Once you’ve weighed out all the dry ingredients into the bowl, add 1 large egg, 100ml full fat coconut milk, 150g sunflower or olive oil spread (can be substituted for dairy free if you need to) and 1.5tbsp water.
Mix away! Pulse the food processor until the mixture is fully combined, don’t go crazy though – you want the texture of the coconut to remain. Scrape the batter into the lined cake tin and bake for 35-40 mins, until golden brown on top and a skewer comes out clean.
Leave to cool for ten mins in the tin before releasing and cooling on a baking rack.
Whilst it’s cooling you can make the meringue icing. This is totally optional, you could just dredge it with icing sugar and be done. However, this meringue topping is quite easy and looks pretty damn good.
Put 40g caster sugar and 1tsp cream of tartar into a small bowl. The cream of tartar is optional so don’t panic if you don’t have any, it just helps stabilise the egg white when you whisk it. It’ll still work if you omit it. Pour on 2tbsp boiling water and stir quickly until all the sugar is dissolved.

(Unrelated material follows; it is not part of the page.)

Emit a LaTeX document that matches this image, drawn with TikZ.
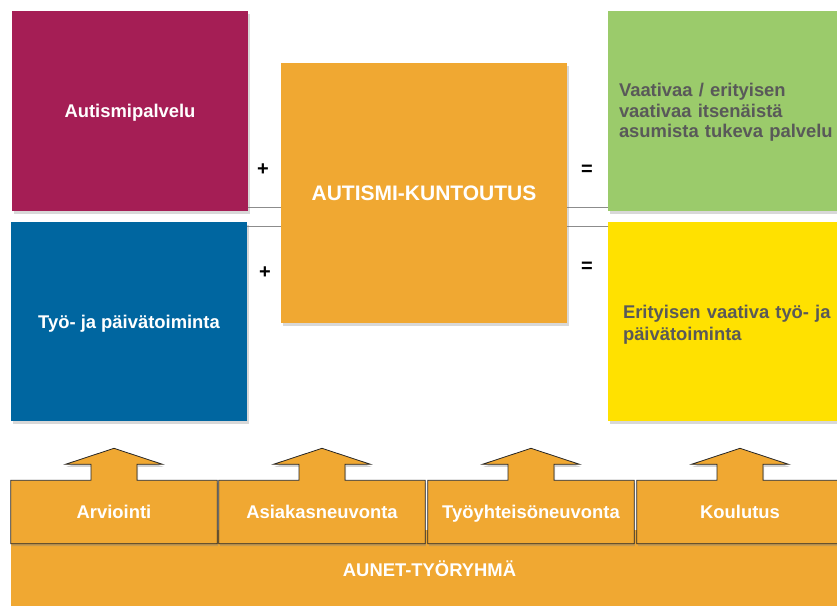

Separate the yolk and white of 1 large egg. Discard the yolk (or save to add to your scrambled eggs!). Put 2tbsp egg white into a different bowl and whisk with until it begins to go frothy. Whilst whisking, slowly pour the sugar mix into the egg white. Continue beating until it’s white, glossy and holding stiff peaks. Add a few drops of vanilla essence and mix in gently. Spread the meringue over the top of your cool sponge, I just use a spatula to work in a few whirls and peaks. Sprinkle over a handful of toasted almond or coconut flakes.
Et voila! Now put the kettle on and grab a slice (not before instagramming the shizz out of your creation).